Copy all of the material word for word, except for the pictures.
++++ Material provided ++++
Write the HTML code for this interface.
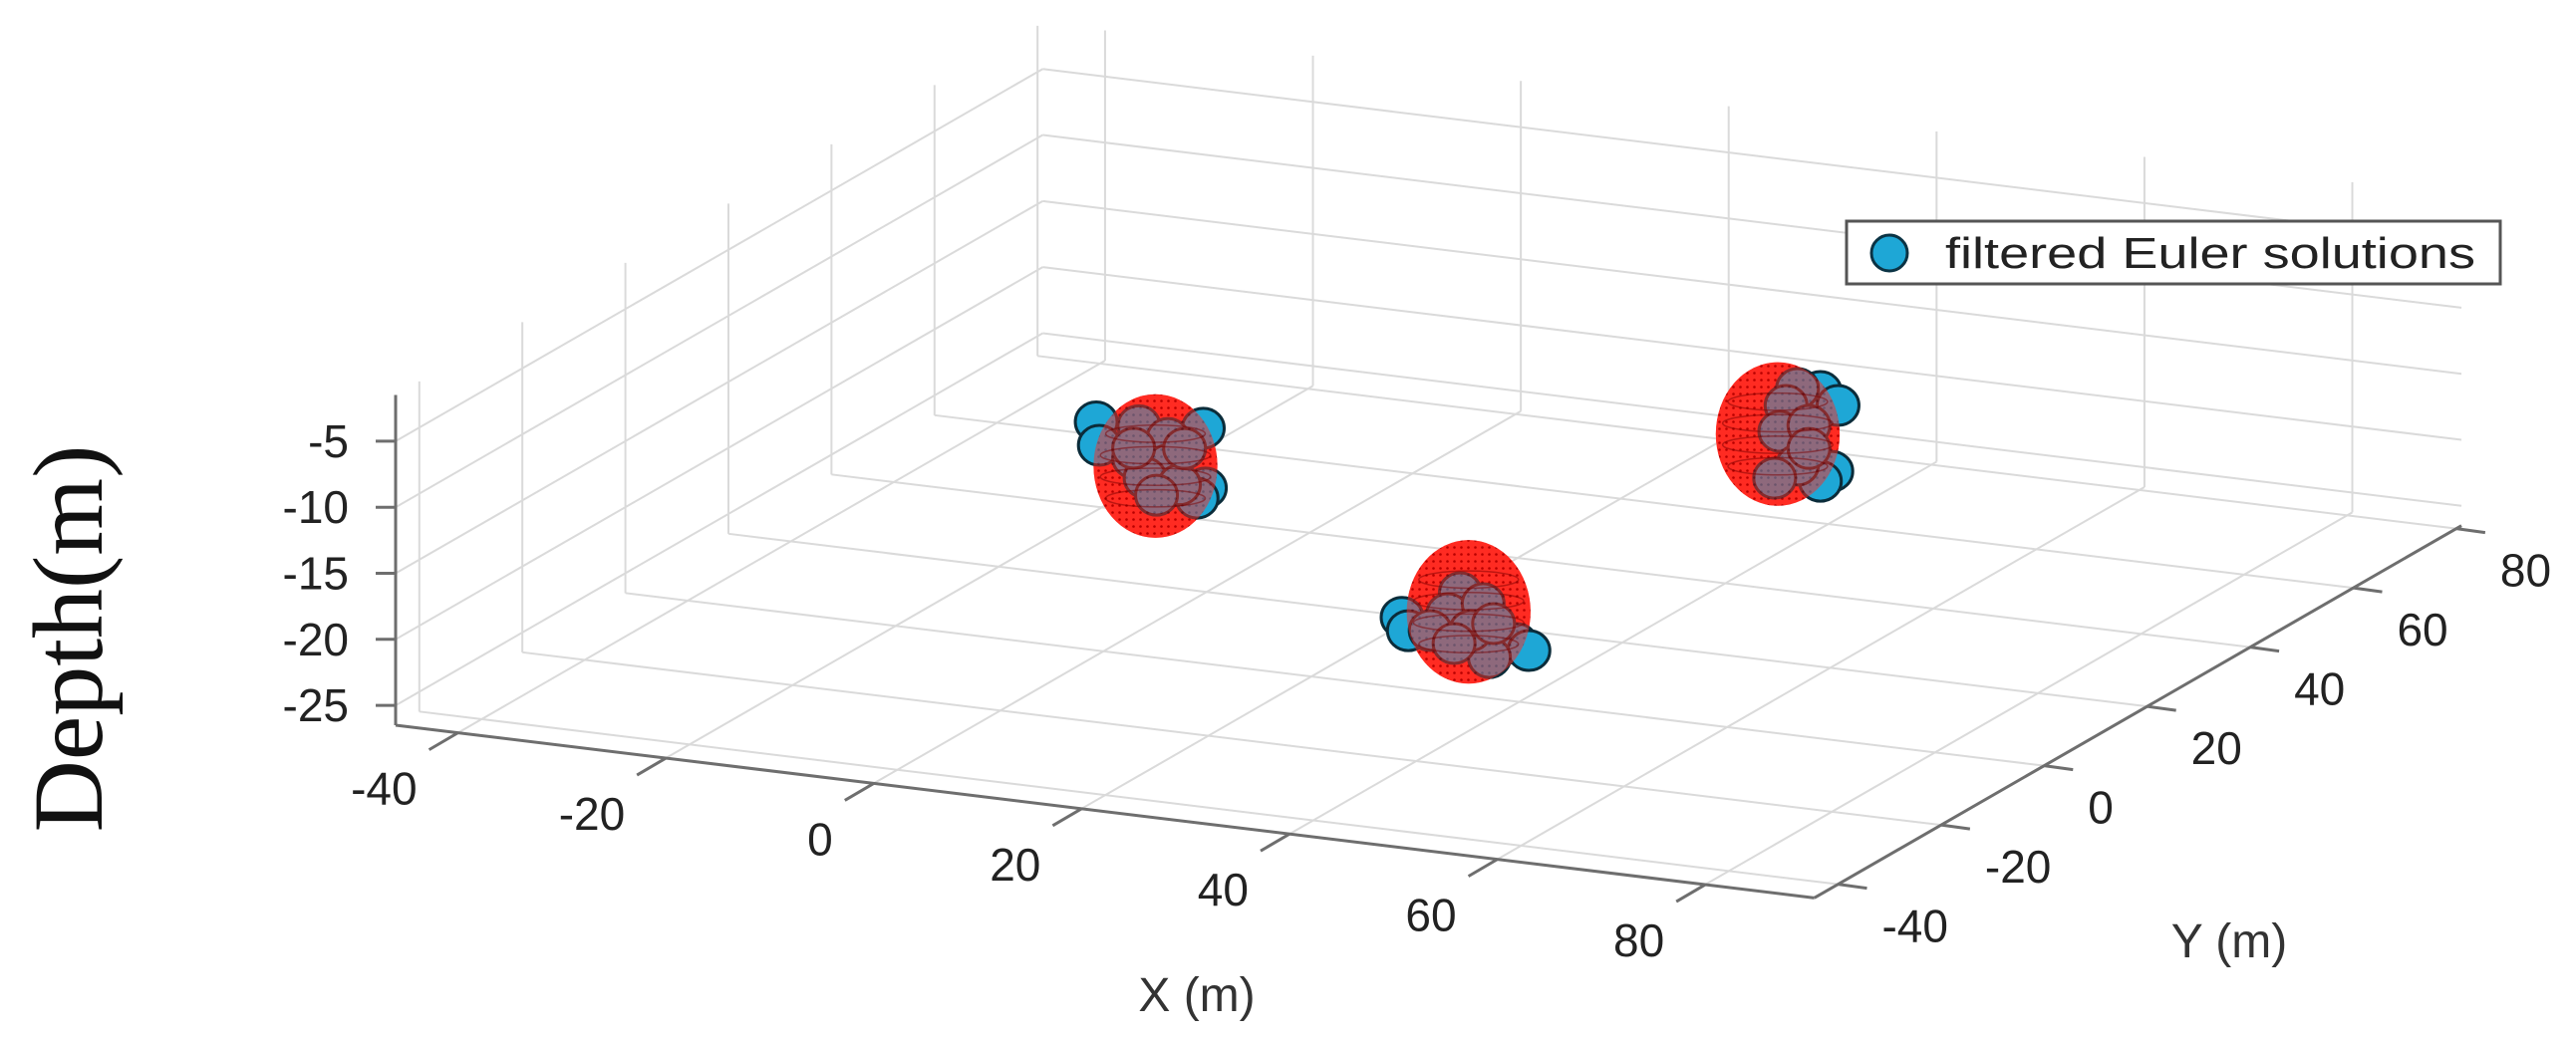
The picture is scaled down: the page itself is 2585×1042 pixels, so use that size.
<!DOCTYPE html>
<html><head><meta charset="utf-8"><style>
html,body{margin:0;padding:0;background:#fff;}
svg{display:block;}
text{font-family:"Liberation Sans",Arial,sans-serif;fill:#222;}
</style></head><body>
<svg id="chart" xmlns="http://www.w3.org/2000/svg" width="2585" height="1042" viewBox="0 0 2585 1042">
<defs>
<pattern id="mesh" width="7" height="7" patternUnits="userSpaceOnUse">
<rect width="7" height="7" fill="#ff2b22"/>
<circle cx="3.5" cy="3.5" r="1.3" fill="#b80000"/>
</pattern>
</defs>
<g id="grid"></g>
<g id="axes"></g>
<g id="marks"></g>
<text transform="translate(102,641) rotate(-90)" text-anchor="middle" style="font-family:'Liberation Serif',serif;font-size:100px;fill:#111">Depth(m)</text>
<text x="1201" y="1015" text-anchor="middle" style="font-size:48px;fill:#333">X (m)</text>
<text x="2237" y="961" text-anchor="middle" style="font-size:48px;fill:#333">Y (m)</text>
<g>
<rect x="1853" y="222" width="656" height="63" fill="#fff" stroke="#555" stroke-width="3"/>
<circle cx="1896" cy="254" r="18" fill="#1ea7d6" stroke="#0b3344" stroke-width="3"/>
<text x="1952" y="269" textLength="532" lengthAdjust="spacingAndGlyphs" style="font-size:44px;fill:#222">filtered Euler solutions</text>
</g>
</svg>
<script>
// axis ranges & ticks
const xRange = [-46, 90.5];
const yRange = [-44.6, 81];
const zRange = [-26.5, -1.5];
const xTicks = [-40, -20, 0, 20, 40, 60, 80];
const yTicks = [-40, -20, 0, 20, 40, 60, 80];
const zTicks = [-25, -20, -15, -10, -5];
// sphere sources
const sphereX = [5, 50, 50];
const sphereY = [0, -30, 30];
const sphereZ = [-12, -12, -12];
const sphereR = [5.5, 5.5, 5.5];
// filtered Euler solutions
const ptX = [-0.7,-0.4,9.6,9.8,9.0,3.4,6.2,2.9,6.2,4.0,7.3,5.1,2.9,7.8,
  43.6,44.2,54.6,55.8,52.0,49.2,48.0,51.4,46.3,50.2,48.6,52.4,
  54.1,55.8,51.9,55.2,54.1,50.8,50.2,53.0,51.9,49.7,53.0];
const ptY = [0,0,0,0,0,0,0,0,0,0,0,0,0,0,
  -30,-30,-30,-30,-30,-30,-30,-30,-30,-30,-30,-30,
  30,30,30,30,30,30,30,30,30,30,30];
const ptZ = [-9.2,-10.95,-8.7,-13.2,-14.05,-9.1,-9.8,-11.6,-11.8,-13.0,-13.2,-14.2,-10.85,-10.4,
  -13.03,-13.98,-13.96,-14.37,-15.27,-10.63,-12.33,-11.25,-13.77,-13.4,-14.53,-12.66,
  -8.39,-9.28,-8.37,-14.32,-15.18,-9.76,-11.78,-11.06,-14.17,-15.37,-12.8];

const NS = 'http://www.w3.org/2000/svg';
const O = [397, 728], ex = [10.43, 1.27], ey = [5.17, -2.975], ez = [0, -13.26];
function P(x, y, z) {
  const a = x - xRange[0], b = y - yRange[0], c = z - zRange[0];
  return [O[0] + a*ex[0] + b*ey[0] + c*ez[0], O[1] + a*ex[1] + b*ey[1] + c*ez[1]];
}
function mk(tag, parent, attrs) {
  const e = document.createElementNS(NS, tag);
  for (const k in attrs) e.setAttribute(k, attrs[k]);
  parent.appendChild(e); return e;
}
function line(parent, p, q, color, w) {
  return mk('line', parent, {x1:p[0], y1:p[1], x2:q[0], y2:q[1], stroke:color, 'stroke-width':w});
}
const grid = document.getElementById('grid');
const axes = document.getElementById('axes');
const marks = document.getElementById('marks');
const GC = '#dadada';
const [x0,x1] = xRange, [y0,y1] = yRange, [z0,z1] = zRange;
xTicks.forEach(x => {
  let l = line(grid, P(x,y0,z0), P(x,y1,z0), GC, 2);
  
  
  l = line(grid, P(x,y1,z0), P(x,y1,z1), GC, 2);
  
  
});
yTicks.forEach(y => {
  let l = line(grid, P(x0,y,z0), P(x1,y,z0), GC, 2);
  
  
  l = line(grid, P(x0,y,z0), P(x0,y,z1), GC, 2);
  
  
});
zTicks.forEach(z => {
  let l = line(grid, P(x0,y0,z), P(x0,y1,z), GC, 2);
  
  
  l = line(grid, P(x0,y1,z), P(x1,y1,z), GC, 2);
  
  
});
// axis lines
const AC = '#6e6e6e';
let ax = line(axes, P(x0,y0,z0), P(x0,y0,z1), AC, 3);


ax = line(axes, P(x0,y0,z0), P(x1,y0,z0), AC, 3);


ax = line(axes, P(x1,y0,z0), P(x1,y1,z0), AC, 3);


zTicks.forEach(z => {
  const p = P(x0,y0,z);
  const t = line(axes, [p[0]-20,p[1]], p, AC, 3);
  
  
  const tx = mk('text', axes, {x:p[0]-47, y:p[1]+16, 'text-anchor':'end', style:'font-size:46px'});
  tx.textContent = z;
  
  
});
xTicks.forEach(x => {
  const p = P(x,y0,z0);
  const t = line(axes, p, [p[0]-29,p[1]+17], AC, 3);
  
  
  const tx = mk('text', axes, {x:p[0]-41, y:p[1]+72, 'text-anchor':'end', style:'font-size:46px'});
  tx.textContent = x;
  
  
});
yTicks.forEach(y => {
  const p = P(x1,y,z0);
  const t = line(axes, p, [p[0]+29,p[1]+4], AC, 3);
  
  
  const tx = mk('text', axes, {x:p[0]+44, y:p[1]+58, 'text-anchor':'start', style:'font-size:46px'});
  tx.textContent = y;
  
  
});
// spheres + points
sphereX.forEach((sx, i) => {
  const c = P(sx, sphereY[i], sphereZ[i]);
  const rx = sphereR[i]*11.3, ry = sphereR[i]*13.1;
  const g = mk('g', marks, {});
  
  
  const base = mk('ellipse', g, {cx:c[0], cy:c[1], rx:rx, ry:ry, fill:'url(#mesh)'});
  
  
  ptX.forEach((px, j) => {
    if (ptY[j] !== sphereY[i]) return;
    const q = P(px, ptY[j], ptZ[j]);
    const m = mk('ellipse', g, {cx:q[0], cy:q[1], rx:21, ry:20, fill:'#1ea7d6', stroke:'#0b2c3a', 'stroke-width':3});
    
    
  });
  const ov = mk('ellipse', g, {cx:c[0], cy:c[1], rx:rx, ry:ry, fill:'url(#mesh)', opacity:0.5});
  
  
  for (let k = 1; k < 5; k++) {
    const rl = mk('ellipse', g, {cx:c[0], cy:c[1]+ry*(k-2.5)*0.3, rx:rx*Math.sqrt(1-Math.pow((k-2.5)*0.3,2))*0.9, ry:ry*0.12, fill:'none', stroke:'#7a0000', 'stroke-width':1.5, opacity:0.5});
    
    
  }
});
</script>
</body></html>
++++
Answer to the task:
Write the HTML code for this interface.
The picture is scaled down: the page itself is 2585×1042 pixels, so use that size.
<!DOCTYPE html>
<html><head><meta charset="utf-8"><style>
html,body{margin:0;padding:0;background:#fff;}
svg{display:block;}
text{font-family:"Liberation Sans",Arial,sans-serif;fill:#222;}
</style></head><body>
<svg id="chart" xmlns="http://www.w3.org/2000/svg" width="2585" height="1042" viewBox="0 0 2585 1042">
<defs>
<pattern id="mesh" width="7" height="7" patternUnits="userSpaceOnUse">
<rect width="7" height="7" fill="#ff2b22"/>
<circle cx="3.5" cy="3.5" r="1.3" fill="#b80000"/>
</pattern>
</defs>
<g id="grid"></g>
<g id="axes"></g>
<g id="marks"></g>
<text transform="translate(102,641) rotate(-90)" text-anchor="middle" style="font-family:'Liberation Serif',serif;font-size:100px;fill:#111">Depth(m)</text>
<text x="1201" y="1015" text-anchor="middle" style="font-size:48px;fill:#333">X (m)</text>
<text x="2237" y="961" text-anchor="middle" style="font-size:48px;fill:#333">Y (m)</text>
<g>
<rect x="1853" y="222" width="656" height="63" fill="#fff" stroke="#555" stroke-width="3"/>
<circle cx="1896" cy="254" r="18" fill="#1ea7d6" stroke="#0b3344" stroke-width="3"/>
<text x="1952" y="269" textLength="532" lengthAdjust="spacingAndGlyphs" style="font-size:44px;fill:#222">filtered Euler solutions</text>
</g>
</svg>
<script>
// axis ranges & ticks
const xRange = [-46, 90.5];
const yRange = [-44.6, 81];
const zRange = [-26.5, -1.5];
const xTicks = [-40, -20, 0, 20, 40, 60, 80];
const yTicks = [-40, -20, 0, 20, 40, 60, 80];
const zTicks = [-25, -20, -15, -10, -5];
// sphere sources
const sphereX = [5, 50, 50];
const sphereY = [0, -30, 30];
const sphereZ = [-12, -12, -12];
const sphereR = [5.5, 5.5, 5.5];
// filtered Euler solutions
const ptX = [-0.7,-0.4,9.6,9.8,9.0,3.4,6.2,2.9,6.2,4.0,7.3,5.1,2.9,7.8,
  43.6,44.2,54.6,55.8,52.0,49.2,48.0,51.4,46.3,50.2,48.6,52.4,
  54.1,55.8,51.9,55.2,54.1,50.8,50.2,53.0,51.9,49.7,53.0];
const ptY = [0,0,0,0,0,0,0,0,0,0,0,0,0,0,
  -30,-30,-30,-30,-30,-30,-30,-30,-30,-30,-30,-30,
  30,30,30,30,30,30,30,30,30,30,30];
const ptZ = [-9.2,-10.95,-8.7,-13.2,-14.05,-9.1,-9.8,-11.6,-11.8,-13.0,-13.2,-14.2,-10.85,-10.4,
  -13.03,-13.98,-13.96,-14.37,-15.27,-10.63,-12.33,-11.25,-13.77,-13.4,-14.53,-12.66,
  -8.39,-9.28,-8.37,-14.32,-15.18,-9.76,-11.78,-11.06,-14.17,-15.37,-12.8];

const NS = 'http://www.w3.org/2000/svg';
const O = [397, 728], ex = [10.43, 1.27], ey = [5.17, -2.975], ez = [0, -13.26];
function P(x, y, z) {
  const a = x - xRange[0], b = y - yRange[0], c = z - zRange[0];
  return [O[0] + a*ex[0] + b*ey[0] + c*ez[0], O[1] + a*ex[1] + b*ey[1] + c*ez[1]];
}
function mk(tag, parent, attrs) {
  const e = document.createElementNS(NS, tag);
  for (const k in attrs) e.setAttribute(k, attrs[k]);
  parent.appendChild(e); return e;
}
function line(parent, p, q, color, w) {
  return mk('line', parent, {x1:p[0], y1:p[1], x2:q[0], y2:q[1], stroke:color, 'stroke-width':w});
}
const grid = document.getElementById('grid');
const axes = document.getElementById('axes');
const marks = document.getElementById('marks');
const GC = '#dadada';
const [x0,x1] = xRange, [y0,y1] = yRange, [z0,z1] = zRange;
xTicks.forEach(x => {
  let l = line(grid, P(x,y0,z0), P(x,y1,z0), GC, 2);
  
  
  l = line(grid, P(x,y1,z0), P(x,y1,z1), GC, 2);
  
  
});
yTicks.forEach(y => {
  let l = line(grid, P(x0,y,z0), P(x1,y,z0), GC, 2);
  
  
  l = line(grid, P(x0,y,z0), P(x0,y,z1), GC, 2);
  
  
});
zTicks.forEach(z => {
  let l = line(grid, P(x0,y0,z), P(x0,y1,z), GC, 2);
  
  
  l = line(grid, P(x0,y1,z), P(x1,y1,z), GC, 2);
  
  
});
// axis lines
const AC = '#6e6e6e';
let ax = line(axes, P(x0,y0,z0), P(x0,y0,z1), AC, 3);


ax = line(axes, P(x0,y0,z0), P(x1,y0,z0), AC, 3);


ax = line(axes, P(x1,y0,z0), P(x1,y1,z0), AC, 3);


zTicks.forEach(z => {
  const p = P(x0,y0,z);
  const t = line(axes, [p[0]-20,p[1]], p, AC, 3);
  
  
  const tx = mk('text', axes, {x:p[0]-47, y:p[1]+16, 'text-anchor':'end', style:'font-size:46px'});
  tx.textContent = z;
  
  
});
xTicks.forEach(x => {
  const p = P(x,y0,z0);
  const t = line(axes, p, [p[0]-29,p[1]+17], AC, 3);
  
  
  const tx = mk('text', axes, {x:p[0]-41, y:p[1]+72, 'text-anchor':'end', style:'font-size:46px'});
  tx.textContent = x;
  
  
});
yTicks.forEach(y => {
  const p = P(x1,y,z0);
  const t = line(axes, p, [p[0]+29,p[1]+4], AC, 3);
  
  
  const tx = mk('text', axes, {x:p[0]+44, y:p[1]+58, 'text-anchor':'start', style:'font-size:46px'});
  tx.textContent = y;
  
  
});
// spheres + points
sphereX.forEach((sx, i) => {
  const c = P(sx, sphereY[i], sphereZ[i]);
  const rx = sphereR[i]*11.3, ry = sphereR[i]*13.1;
  const g = mk('g', marks, {});
  
  
  const base = mk('ellipse', g, {cx:c[0], cy:c[1], rx:rx, ry:ry, fill:'url(#mesh)'});
  
  
  ptX.forEach((px, j) => {
    if (ptY[j] !== sphereY[i]) return;
    const q = P(px, ptY[j], ptZ[j]);
    const m = mk('ellipse', g, {cx:q[0], cy:q[1], rx:21, ry:20, fill:'#1ea7d6', stroke:'#0b2c3a', 'stroke-width':3});
    
    
  });
  const ov = mk('ellipse', g, {cx:c[0], cy:c[1], rx:rx, ry:ry, fill:'url(#mesh)', opacity:0.5});
  
  
  for (let k = 1; k < 5; k++) {
    const rl = mk('ellipse', g, {cx:c[0], cy:c[1]+ry*(k-2.5)*0.3, rx:rx*Math.sqrt(1-Math.pow((k-2.5)*0.3,2))*0.9, ry:ry*0.12, fill:'none', stroke:'#7a0000', 'stroke-width':1.5, opacity:0.5});
    
    
  }
});
</script>
</body></html>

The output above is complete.